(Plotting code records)
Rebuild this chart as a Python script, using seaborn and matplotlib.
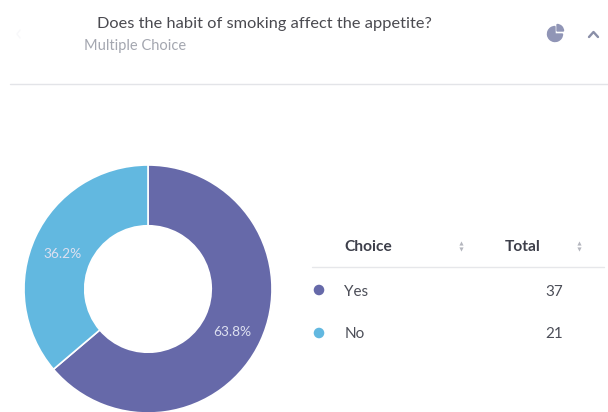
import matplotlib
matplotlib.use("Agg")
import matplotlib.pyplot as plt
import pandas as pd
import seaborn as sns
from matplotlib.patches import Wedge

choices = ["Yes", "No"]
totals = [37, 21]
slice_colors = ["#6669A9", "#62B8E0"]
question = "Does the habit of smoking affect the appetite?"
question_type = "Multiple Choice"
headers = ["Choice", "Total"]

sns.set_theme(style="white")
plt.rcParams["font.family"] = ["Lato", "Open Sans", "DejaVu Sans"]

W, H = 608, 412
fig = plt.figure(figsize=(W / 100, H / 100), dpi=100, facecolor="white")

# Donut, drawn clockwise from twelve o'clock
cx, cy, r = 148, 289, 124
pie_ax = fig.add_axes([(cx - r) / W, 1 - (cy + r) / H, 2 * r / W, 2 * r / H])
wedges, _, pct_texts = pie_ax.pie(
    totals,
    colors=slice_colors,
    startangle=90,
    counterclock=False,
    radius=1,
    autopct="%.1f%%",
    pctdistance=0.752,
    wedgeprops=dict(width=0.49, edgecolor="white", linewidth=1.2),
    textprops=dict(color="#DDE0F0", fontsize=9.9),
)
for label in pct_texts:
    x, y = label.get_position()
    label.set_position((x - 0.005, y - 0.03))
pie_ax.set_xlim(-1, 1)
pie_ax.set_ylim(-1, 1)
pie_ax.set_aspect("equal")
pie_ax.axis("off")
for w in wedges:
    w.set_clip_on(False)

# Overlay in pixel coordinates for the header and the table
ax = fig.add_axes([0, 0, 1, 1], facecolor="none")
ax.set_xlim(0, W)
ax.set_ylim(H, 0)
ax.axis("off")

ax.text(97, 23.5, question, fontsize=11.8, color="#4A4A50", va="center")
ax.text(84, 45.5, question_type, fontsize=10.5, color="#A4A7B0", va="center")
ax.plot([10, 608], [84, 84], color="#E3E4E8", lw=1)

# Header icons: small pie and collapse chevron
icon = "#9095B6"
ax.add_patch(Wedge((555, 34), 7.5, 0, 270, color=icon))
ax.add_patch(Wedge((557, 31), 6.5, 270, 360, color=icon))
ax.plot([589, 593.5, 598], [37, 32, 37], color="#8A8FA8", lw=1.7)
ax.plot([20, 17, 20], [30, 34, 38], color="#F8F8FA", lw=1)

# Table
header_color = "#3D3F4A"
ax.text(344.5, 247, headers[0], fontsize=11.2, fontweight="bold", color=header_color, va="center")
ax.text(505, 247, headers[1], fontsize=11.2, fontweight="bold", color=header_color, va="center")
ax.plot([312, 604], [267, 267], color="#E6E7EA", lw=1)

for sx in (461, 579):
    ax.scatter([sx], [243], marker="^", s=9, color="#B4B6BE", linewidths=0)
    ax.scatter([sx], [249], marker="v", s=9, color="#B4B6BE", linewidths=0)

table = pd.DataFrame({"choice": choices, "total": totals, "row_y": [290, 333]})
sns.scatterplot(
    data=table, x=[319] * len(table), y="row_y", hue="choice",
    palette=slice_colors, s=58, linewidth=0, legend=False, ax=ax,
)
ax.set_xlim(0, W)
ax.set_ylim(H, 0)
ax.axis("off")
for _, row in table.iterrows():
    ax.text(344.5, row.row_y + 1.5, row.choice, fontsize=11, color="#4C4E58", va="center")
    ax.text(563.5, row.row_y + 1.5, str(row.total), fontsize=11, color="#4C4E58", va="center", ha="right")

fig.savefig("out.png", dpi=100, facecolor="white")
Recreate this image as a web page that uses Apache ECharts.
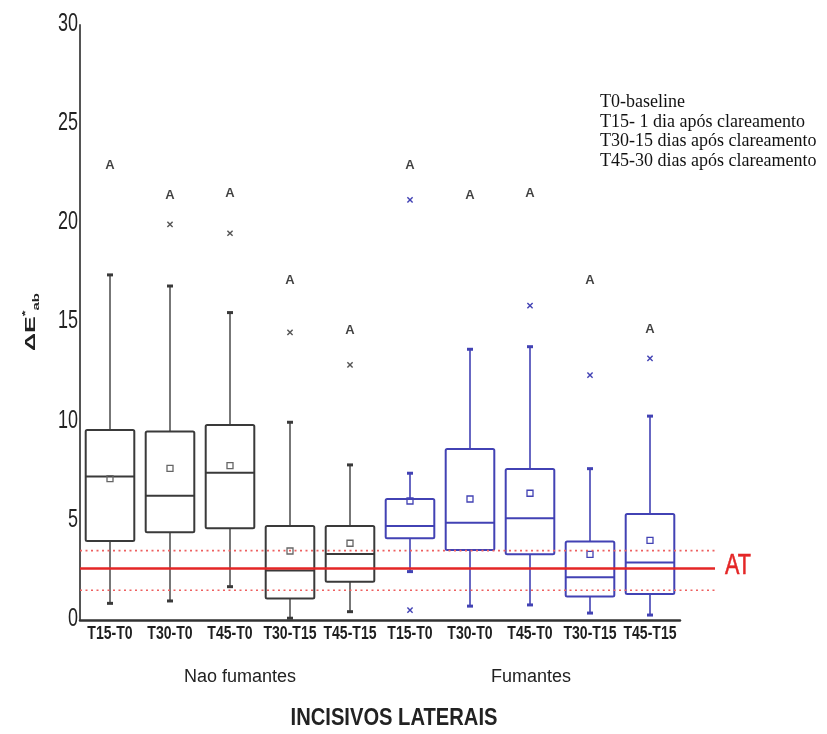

Problem to solve
Of the lines in this listing, report how many contain the string "seaborn", and give the number only.

Result of the task
2